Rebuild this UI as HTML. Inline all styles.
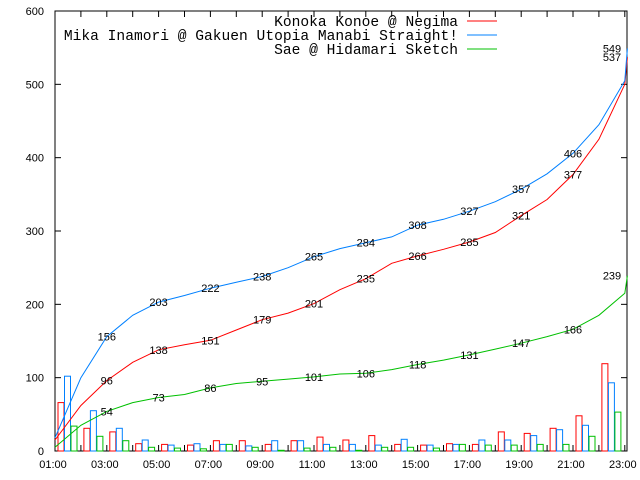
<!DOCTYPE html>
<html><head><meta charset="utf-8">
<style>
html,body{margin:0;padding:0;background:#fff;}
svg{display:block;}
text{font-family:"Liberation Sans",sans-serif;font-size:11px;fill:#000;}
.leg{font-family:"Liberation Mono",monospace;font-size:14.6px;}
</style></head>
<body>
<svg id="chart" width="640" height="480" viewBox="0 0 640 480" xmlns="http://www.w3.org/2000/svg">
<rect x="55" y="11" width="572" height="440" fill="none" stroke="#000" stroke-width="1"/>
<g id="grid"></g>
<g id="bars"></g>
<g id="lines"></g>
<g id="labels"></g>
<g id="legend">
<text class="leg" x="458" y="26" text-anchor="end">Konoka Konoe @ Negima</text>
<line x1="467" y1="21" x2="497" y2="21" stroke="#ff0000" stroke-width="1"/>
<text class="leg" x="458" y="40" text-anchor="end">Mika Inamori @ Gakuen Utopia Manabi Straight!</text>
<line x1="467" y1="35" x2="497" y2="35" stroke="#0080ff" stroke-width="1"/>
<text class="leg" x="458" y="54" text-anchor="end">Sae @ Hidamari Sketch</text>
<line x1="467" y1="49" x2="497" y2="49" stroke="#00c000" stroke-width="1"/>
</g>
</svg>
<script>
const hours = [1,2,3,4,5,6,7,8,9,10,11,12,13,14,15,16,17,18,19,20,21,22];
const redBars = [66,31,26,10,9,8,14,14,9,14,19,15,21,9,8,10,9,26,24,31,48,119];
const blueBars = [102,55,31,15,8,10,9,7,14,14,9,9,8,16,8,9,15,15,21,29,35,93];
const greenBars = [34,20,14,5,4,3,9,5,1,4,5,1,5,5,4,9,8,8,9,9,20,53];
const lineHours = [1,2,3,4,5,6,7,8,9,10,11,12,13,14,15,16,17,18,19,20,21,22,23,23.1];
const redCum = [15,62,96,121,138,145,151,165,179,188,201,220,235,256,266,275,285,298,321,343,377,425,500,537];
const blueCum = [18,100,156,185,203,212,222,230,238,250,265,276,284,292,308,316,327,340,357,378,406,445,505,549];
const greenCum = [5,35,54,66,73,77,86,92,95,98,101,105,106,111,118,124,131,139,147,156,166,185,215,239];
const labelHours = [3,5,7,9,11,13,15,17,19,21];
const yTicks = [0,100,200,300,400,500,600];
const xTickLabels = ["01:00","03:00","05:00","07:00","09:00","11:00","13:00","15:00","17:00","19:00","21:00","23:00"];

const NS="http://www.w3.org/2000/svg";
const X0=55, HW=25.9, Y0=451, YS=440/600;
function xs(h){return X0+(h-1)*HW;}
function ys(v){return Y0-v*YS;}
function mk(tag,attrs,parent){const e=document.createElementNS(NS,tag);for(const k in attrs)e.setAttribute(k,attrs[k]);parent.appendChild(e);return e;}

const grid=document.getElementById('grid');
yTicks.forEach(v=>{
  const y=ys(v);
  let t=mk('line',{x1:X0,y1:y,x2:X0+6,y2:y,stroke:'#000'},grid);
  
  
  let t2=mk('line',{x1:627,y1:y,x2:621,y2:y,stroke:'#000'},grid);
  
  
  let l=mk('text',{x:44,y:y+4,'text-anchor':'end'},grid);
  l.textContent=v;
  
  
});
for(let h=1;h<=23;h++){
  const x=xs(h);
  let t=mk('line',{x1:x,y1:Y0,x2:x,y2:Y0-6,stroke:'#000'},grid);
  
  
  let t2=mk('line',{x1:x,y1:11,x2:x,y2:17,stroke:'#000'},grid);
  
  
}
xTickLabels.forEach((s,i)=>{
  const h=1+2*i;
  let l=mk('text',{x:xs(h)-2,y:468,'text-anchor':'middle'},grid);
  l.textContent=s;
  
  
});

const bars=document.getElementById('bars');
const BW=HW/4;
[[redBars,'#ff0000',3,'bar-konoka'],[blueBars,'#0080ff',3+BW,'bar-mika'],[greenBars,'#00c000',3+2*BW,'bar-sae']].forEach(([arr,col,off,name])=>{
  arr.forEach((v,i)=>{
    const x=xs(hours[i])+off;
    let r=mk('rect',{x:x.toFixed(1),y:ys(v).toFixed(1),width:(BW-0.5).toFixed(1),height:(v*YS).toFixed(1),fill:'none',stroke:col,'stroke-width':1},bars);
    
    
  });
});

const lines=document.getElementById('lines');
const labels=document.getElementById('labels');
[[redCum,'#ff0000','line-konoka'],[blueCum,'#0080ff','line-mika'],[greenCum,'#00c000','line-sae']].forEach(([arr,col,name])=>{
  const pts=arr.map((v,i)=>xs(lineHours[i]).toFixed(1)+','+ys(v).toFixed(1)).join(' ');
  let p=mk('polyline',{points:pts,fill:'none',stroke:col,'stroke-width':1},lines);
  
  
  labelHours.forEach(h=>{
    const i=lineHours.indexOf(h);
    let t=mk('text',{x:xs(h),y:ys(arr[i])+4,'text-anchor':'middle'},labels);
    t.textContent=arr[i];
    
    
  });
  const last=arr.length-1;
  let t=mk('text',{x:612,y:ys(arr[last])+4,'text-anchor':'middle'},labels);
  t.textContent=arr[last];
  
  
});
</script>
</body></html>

Stated problem ▸
Retype the data above exactly; pictures are not part of the copy.

Result for this task ▸
Rebuild this UI as HTML. Inline all styles.
<!DOCTYPE html>
<html><head><meta charset="utf-8">
<style>
html,body{margin:0;padding:0;background:#fff;}
svg{display:block;}
text{font-family:"Liberation Sans",sans-serif;font-size:11px;fill:#000;}
.leg{font-family:"Liberation Mono",monospace;font-size:14.6px;}
</style></head>
<body>
<svg id="chart" width="640" height="480" viewBox="0 0 640 480" xmlns="http://www.w3.org/2000/svg">
<rect x="55" y="11" width="572" height="440" fill="none" stroke="#000" stroke-width="1"/>
<g id="grid"></g>
<g id="bars"></g>
<g id="lines"></g>
<g id="labels"></g>
<g id="legend">
<text class="leg" x="458" y="26" text-anchor="end">Konoka Konoe @ Negima</text>
<line x1="467" y1="21" x2="497" y2="21" stroke="#ff0000" stroke-width="1"/>
<text class="leg" x="458" y="40" text-anchor="end">Mika Inamori @ Gakuen Utopia Manabi Straight!</text>
<line x1="467" y1="35" x2="497" y2="35" stroke="#0080ff" stroke-width="1"/>
<text class="leg" x="458" y="54" text-anchor="end">Sae @ Hidamari Sketch</text>
<line x1="467" y1="49" x2="497" y2="49" stroke="#00c000" stroke-width="1"/>
</g>
</svg>
<script>
const hours = [1,2,3,4,5,6,7,8,9,10,11,12,13,14,15,16,17,18,19,20,21,22];
const redBars = [66,31,26,10,9,8,14,14,9,14,19,15,21,9,8,10,9,26,24,31,48,119];
const blueBars = [102,55,31,15,8,10,9,7,14,14,9,9,8,16,8,9,15,15,21,29,35,93];
const greenBars = [34,20,14,5,4,3,9,5,1,4,5,1,5,5,4,9,8,8,9,9,20,53];
const lineHours = [1,2,3,4,5,6,7,8,9,10,11,12,13,14,15,16,17,18,19,20,21,22,23,23.1];
const redCum = [15,62,96,121,138,145,151,165,179,188,201,220,235,256,266,275,285,298,321,343,377,425,500,537];
const blueCum = [18,100,156,185,203,212,222,230,238,250,265,276,284,292,308,316,327,340,357,378,406,445,505,549];
const greenCum = [5,35,54,66,73,77,86,92,95,98,101,105,106,111,118,124,131,139,147,156,166,185,215,239];
const labelHours = [3,5,7,9,11,13,15,17,19,21];
const yTicks = [0,100,200,300,400,500,600];
const xTickLabels = ["01:00","03:00","05:00","07:00","09:00","11:00","13:00","15:00","17:00","19:00","21:00","23:00"];

const NS="http://www.w3.org/2000/svg";
const X0=55, HW=25.9, Y0=451, YS=440/600;
function xs(h){return X0+(h-1)*HW;}
function ys(v){return Y0-v*YS;}
function mk(tag,attrs,parent){const e=document.createElementNS(NS,tag);for(const k in attrs)e.setAttribute(k,attrs[k]);parent.appendChild(e);return e;}

const grid=document.getElementById('grid');
yTicks.forEach(v=>{
  const y=ys(v);
  let t=mk('line',{x1:X0,y1:y,x2:X0+6,y2:y,stroke:'#000'},grid);
  
  
  let t2=mk('line',{x1:627,y1:y,x2:621,y2:y,stroke:'#000'},grid);
  
  
  let l=mk('text',{x:44,y:y+4,'text-anchor':'end'},grid);
  l.textContent=v;
  
  
});
for(let h=1;h<=23;h++){
  const x=xs(h);
  let t=mk('line',{x1:x,y1:Y0,x2:x,y2:Y0-6,stroke:'#000'},grid);
  
  
  let t2=mk('line',{x1:x,y1:11,x2:x,y2:17,stroke:'#000'},grid);
  
  
}
xTickLabels.forEach((s,i)=>{
  const h=1+2*i;
  let l=mk('text',{x:xs(h)-2,y:468,'text-anchor':'middle'},grid);
  l.textContent=s;
  
  
});

const bars=document.getElementById('bars');
const BW=HW/4;
[[redBars,'#ff0000',3,'bar-konoka'],[blueBars,'#0080ff',3+BW,'bar-mika'],[greenBars,'#00c000',3+2*BW,'bar-sae']].forEach(([arr,col,off,name])=>{
  arr.forEach((v,i)=>{
    const x=xs(hours[i])+off;
    let r=mk('rect',{x:x.toFixed(1),y:ys(v).toFixed(1),width:(BW-0.5).toFixed(1),height:(v*YS).toFixed(1),fill:'none',stroke:col,'stroke-width':1},bars);
    
    
  });
});

const lines=document.getElementById('lines');
const labels=document.getElementById('labels');
[[redCum,'#ff0000','line-konoka'],[blueCum,'#0080ff','line-mika'],[greenCum,'#00c000','line-sae']].forEach(([arr,col,name])=>{
  const pts=arr.map((v,i)=>xs(lineHours[i]).toFixed(1)+','+ys(v).toFixed(1)).join(' ');
  let p=mk('polyline',{points:pts,fill:'none',stroke:col,'stroke-width':1},lines);
  
  
  labelHours.forEach(h=>{
    const i=lineHours.indexOf(h);
    let t=mk('text',{x:xs(h),y:ys(arr[i])+4,'text-anchor':'middle'},labels);
    t.textContent=arr[i];
    
    
  });
  const last=arr.length-1;
  let t=mk('text',{x:612,y:ys(arr[last])+4,'text-anchor':'middle'},labels);
  t.textContent=arr[last];
  
  
});
</script>
</body></html>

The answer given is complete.